• _Aim of the task_: Transcribe the listing exactly, leaving out every picture.
____
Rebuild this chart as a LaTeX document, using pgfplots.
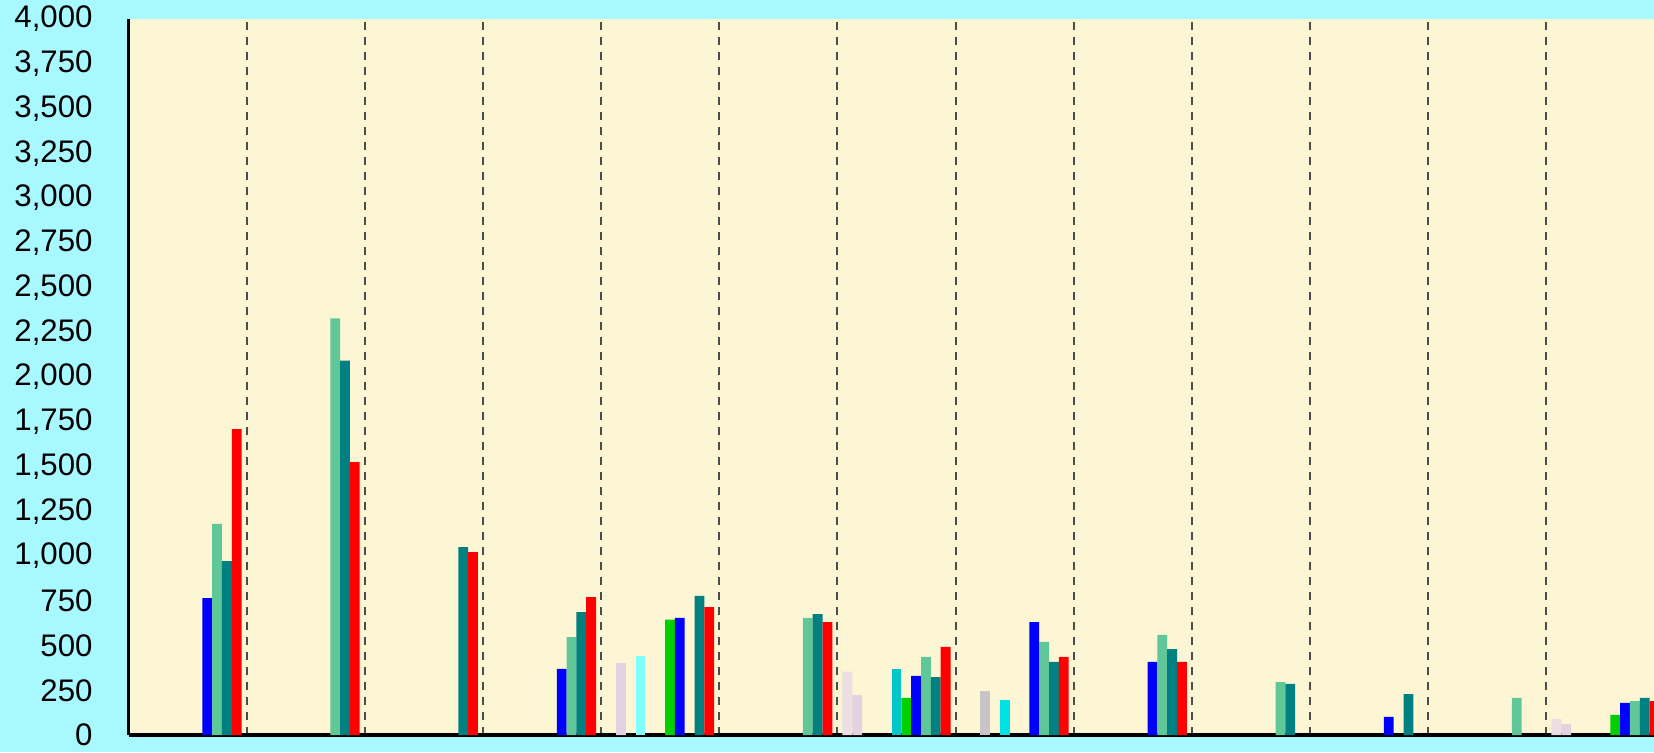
\documentclass[border=0pt]{standalone}
\usepackage{fontspec}
\setmainfont{Liberation Sans}
\usepackage{pgfplots}
\pgfplotsset{compat=1.18}
\definecolor{outerbg}{RGB}{168,248,255}
\definecolor{plotbg}{RGB}{252,246,212}
\definecolor{sA}{RGB}{238,222,228}
\definecolor{sB}{RGB}{227,210,224}
\definecolor{sC}{RGB}{200,196,200}
\definecolor{sD}{RGB}{128,255,255}
\definecolor{sE}{RGB}{0,226,226}
\definecolor{sF}{RGB}{0,200,200}
\definecolor{sG}{RGB}{0,208,0}
\definecolor{sH}{RGB}{0,0,255}
\definecolor{sI}{RGB}{96,200,152}
\definecolor{sJ}{RGB}{0,128,128}
\definecolor{sK}{RGB}{255,0,0}
\begin{document}
\begin{tikzpicture}
\fill[outerbg] (0,0) rectangle (827pt,376pt);
\clip (0,0) rectangle (827pt,376pt);
\begin{pgfinterruptboundingbox}
\begin{axis}[
  scale only axis,
  width=768pt, height=358pt,
  at={(64.25pt,8.5pt)}, anchor=south west,
  xmin=-0.5, xmax=12.5, ymin=0, ymax=4000,
  enlargelimits=false,
  axis background/.style={fill=plotbg},
  axis x line=bottom, axis y line=left,
  axis line style={-, line width=1.9pt, black},
  ybar=0pt, bar width=4.91pt,
  xtick={0.5,1.5,...,11.5}, xticklabels={},
  xmajorgrids,
  major grid style={black!70, line width=1pt, dash pattern=on 3.8pt off 3.7pt},
  ytick={0,250,...,4000},
  major tick length=0pt,
  /pgf/number format/assume math mode=true,
  /pgf/number format/1000 sep={,},
  yticklabel style={font=\fontsize{15.6pt}{18pt}\selectfont, anchor=east, inner sep=0pt, xshift=-17.8pt},
  every axis plot/.append style={draw=none},
]
\addplot[fill=sA] coordinates {(6,354) (12,89)};
\addplot[fill=sB] coordinates {(4,402) (6,223) (12,61)};
\addplot[fill=sC] coordinates {(7,247)};
\addplot[fill=sD] coordinates {(4,440)};
\addplot[fill=sE] coordinates {(7,194)};
\addplot[fill=sF] coordinates {(6,369)};
\addplot[fill=sG] coordinates {(4,644) (6,208) (12,112)};
\addplot[fill=sH] coordinates {(0,765) (3,369) (4,654) (6,330) (7,631) (8,408) (10,101) (12,179)};
\addplot[fill=sI] coordinates {(0,1179) (1,2327) (3,547) (5,654) (6,436) (7,520) (8,559) (9,296) (11,207) (12,190)};
\addplot[fill=sJ] coordinates {(0,972) (1,2091) (2,1050) (3,687) (4,777) (5,676) (6,324) (7,408) (8,480) (9,285) (10,229) (12,207)};
\addplot[fill=sK] coordinates {(0,1709) (1,1525) (2,1022) (3,771) (4,715) (5,631) (6,492) (7,436) (8,408) (12,190)};
\end{axis}
\end{pgfinterruptboundingbox}
\end{tikzpicture}
\end{document}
____
• _Response_:
Rebuild this chart as a LaTeX document, using pgfplots.
\documentclass[border=0pt]{standalone}
\usepackage{fontspec}
\setmainfont{Liberation Sans}
\usepackage{pgfplots}
\pgfplotsset{compat=1.18}
\definecolor{outerbg}{RGB}{168,248,255}
\definecolor{plotbg}{RGB}{252,246,212}
\definecolor{sA}{RGB}{238,222,228}
\definecolor{sB}{RGB}{227,210,224}
\definecolor{sC}{RGB}{200,196,200}
\definecolor{sD}{RGB}{128,255,255}
\definecolor{sE}{RGB}{0,226,226}
\definecolor{sF}{RGB}{0,200,200}
\definecolor{sG}{RGB}{0,208,0}
\definecolor{sH}{RGB}{0,0,255}
\definecolor{sI}{RGB}{96,200,152}
\definecolor{sJ}{RGB}{0,128,128}
\definecolor{sK}{RGB}{255,0,0}
\begin{document}
\begin{tikzpicture}
\fill[outerbg] (0,0) rectangle (827pt,376pt);
\clip (0,0) rectangle (827pt,376pt);
\begin{pgfinterruptboundingbox}
\begin{axis}[
  scale only axis,
  width=768pt, height=358pt,
  at={(64.25pt,8.5pt)}, anchor=south west,
  xmin=-0.5, xmax=12.5, ymin=0, ymax=4000,
  enlargelimits=false,
  axis background/.style={fill=plotbg},
  axis x line=bottom, axis y line=left,
  axis line style={-, line width=1.9pt, black},
  ybar=0pt, bar width=4.91pt,
  xtick={0.5,1.5,...,11.5}, xticklabels={},
  xmajorgrids,
  major grid style={black!70, line width=1pt, dash pattern=on 3.8pt off 3.7pt},
  ytick={0,250,...,4000},
  major tick length=0pt,
  /pgf/number format/assume math mode=true,
  /pgf/number format/1000 sep={,},
  yticklabel style={font=\fontsize{15.6pt}{18pt}\selectfont, anchor=east, inner sep=0pt, xshift=-17.8pt},
  every axis plot/.append style={draw=none},
]
\addplot[fill=sA] coordinates {(6,354) (12,89)};
\addplot[fill=sB] coordinates {(4,402) (6,223) (12,61)};
\addplot[fill=sC] coordinates {(7,247)};
\addplot[fill=sD] coordinates {(4,440)};
\addplot[fill=sE] coordinates {(7,194)};
\addplot[fill=sF] coordinates {(6,369)};
\addplot[fill=sG] coordinates {(4,644) (6,208) (12,112)};
\addplot[fill=sH] coordinates {(0,765) (3,369) (4,654) (6,330) (7,631) (8,408) (10,101) (12,179)};
\addplot[fill=sI] coordinates {(0,1179) (1,2327) (3,547) (5,654) (6,436) (7,520) (8,559) (9,296) (11,207) (12,190)};
\addplot[fill=sJ] coordinates {(0,972) (1,2091) (2,1050) (3,687) (4,777) (5,676) (6,324) (7,408) (8,480) (9,285) (10,229) (12,207)};
\addplot[fill=sK] coordinates {(0,1709) (1,1525) (2,1022) (3,771) (4,715) (5,631) (6,492) (7,436) (8,408) (12,190)};
\end{axis}
\end{pgfinterruptboundingbox}
\end{tikzpicture}
\end{document}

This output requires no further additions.